Just as roughly 90 percent of conversations in San Francisco now feature the words “blockchain” or “cryptocurrency,” Sacramento is examining digital money on multiple fronts. Gov. Gavin Newsom issued an executive order in May to regulate the burgeoning blockchain marketplace, with the tech-tied governor saying California was “getting ahead of the curve” in an effort to nurture innovation while protecting consumers. That came not long after the White House waded in.
State agencies, unlike campaigns, won’t be accepting Ethereum any time soon. A pair of bills to permit the practice stalled earlier this year, with State Controller Betty Yee warning it would be “fiscally irresponsible for the state to venture into the cryptocurrency space at this time,” citing fluctuating valuation and the trickiness of adapting old-school accounting practices to a new currency paradigm. But a crypto regulation bill is moving after Assembly Banking and Finance Chair Tim Grayson caught players by surprise by gutting and amending legislation to create a permitting framework.
Any policy push inevitably spurs parallel action in the Third House of lobbyists and consultants. So it goes with blockchain. Among the California firms counseling clients on the emerging field is one run by former Assembly Majority Leader Ian Calderon, who carried crypto bills in the Legislature. A recently launched crypto-focused firm that supported the state agency payments bill is led by Nate Bradley, who was best known in Sacramento for his lobbying around cannabis, another industry that rapidly scaled up in California. The Blockchain Advocacy Coalition recorded its first lobbying expenditure in 2020 and opposes Grayson’s bill.

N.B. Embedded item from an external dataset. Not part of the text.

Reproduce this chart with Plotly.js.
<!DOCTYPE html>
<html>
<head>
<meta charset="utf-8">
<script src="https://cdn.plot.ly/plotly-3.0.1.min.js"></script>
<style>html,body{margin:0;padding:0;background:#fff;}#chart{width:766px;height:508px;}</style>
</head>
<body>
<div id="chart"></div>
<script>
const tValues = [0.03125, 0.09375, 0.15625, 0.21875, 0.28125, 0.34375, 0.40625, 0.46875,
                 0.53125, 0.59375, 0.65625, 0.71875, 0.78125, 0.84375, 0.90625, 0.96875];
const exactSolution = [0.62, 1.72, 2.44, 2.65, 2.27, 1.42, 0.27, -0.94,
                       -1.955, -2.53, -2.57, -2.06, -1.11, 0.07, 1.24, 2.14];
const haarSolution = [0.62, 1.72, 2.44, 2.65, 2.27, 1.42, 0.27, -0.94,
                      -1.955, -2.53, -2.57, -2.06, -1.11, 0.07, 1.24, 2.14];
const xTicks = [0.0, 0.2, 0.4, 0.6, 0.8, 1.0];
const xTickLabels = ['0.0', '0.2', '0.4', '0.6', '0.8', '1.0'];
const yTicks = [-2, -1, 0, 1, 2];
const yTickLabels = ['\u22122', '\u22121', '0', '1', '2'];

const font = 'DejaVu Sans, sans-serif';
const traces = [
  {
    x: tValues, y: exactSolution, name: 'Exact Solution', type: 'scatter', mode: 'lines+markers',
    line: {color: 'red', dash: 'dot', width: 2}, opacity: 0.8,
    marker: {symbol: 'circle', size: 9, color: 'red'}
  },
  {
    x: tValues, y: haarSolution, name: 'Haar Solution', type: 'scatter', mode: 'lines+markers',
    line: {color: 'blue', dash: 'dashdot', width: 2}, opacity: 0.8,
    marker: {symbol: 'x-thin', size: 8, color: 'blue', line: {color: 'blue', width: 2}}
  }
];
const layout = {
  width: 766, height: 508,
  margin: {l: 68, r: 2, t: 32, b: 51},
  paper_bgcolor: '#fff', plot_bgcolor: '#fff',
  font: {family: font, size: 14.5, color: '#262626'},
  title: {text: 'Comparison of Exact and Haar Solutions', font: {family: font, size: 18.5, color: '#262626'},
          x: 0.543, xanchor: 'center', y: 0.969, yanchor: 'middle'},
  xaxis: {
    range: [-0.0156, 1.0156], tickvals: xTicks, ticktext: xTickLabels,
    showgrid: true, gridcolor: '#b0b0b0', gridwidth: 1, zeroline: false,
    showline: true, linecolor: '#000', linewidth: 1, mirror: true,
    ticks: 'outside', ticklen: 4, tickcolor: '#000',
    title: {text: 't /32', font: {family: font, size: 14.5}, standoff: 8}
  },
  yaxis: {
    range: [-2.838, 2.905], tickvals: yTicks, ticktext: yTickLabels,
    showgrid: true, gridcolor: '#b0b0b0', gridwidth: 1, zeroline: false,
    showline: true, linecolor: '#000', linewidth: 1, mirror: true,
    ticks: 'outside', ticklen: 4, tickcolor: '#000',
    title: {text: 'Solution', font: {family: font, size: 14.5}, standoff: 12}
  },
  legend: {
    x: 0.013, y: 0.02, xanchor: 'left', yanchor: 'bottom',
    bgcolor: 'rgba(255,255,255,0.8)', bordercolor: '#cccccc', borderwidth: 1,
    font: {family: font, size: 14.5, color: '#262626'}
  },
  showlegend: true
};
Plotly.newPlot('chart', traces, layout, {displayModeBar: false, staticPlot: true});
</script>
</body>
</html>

Crypto’s tumultuous financial ride has reshaped the landscape as market capitalization plunged. As the most recent committee summary of Grayson’s bill put it: “Six months ago, this analysis would have read very differently,” with crypto investors going from “riding high” to seeing $2 trillion in assets vanish. While cryptocurrencies could rebound, the analysis warned the plunge demonstrated that “extreme volatility” was not an aberration but an ingrained feature. That’s the type of conclusion that will surely influence policymakers’ views of how to regulate this industry.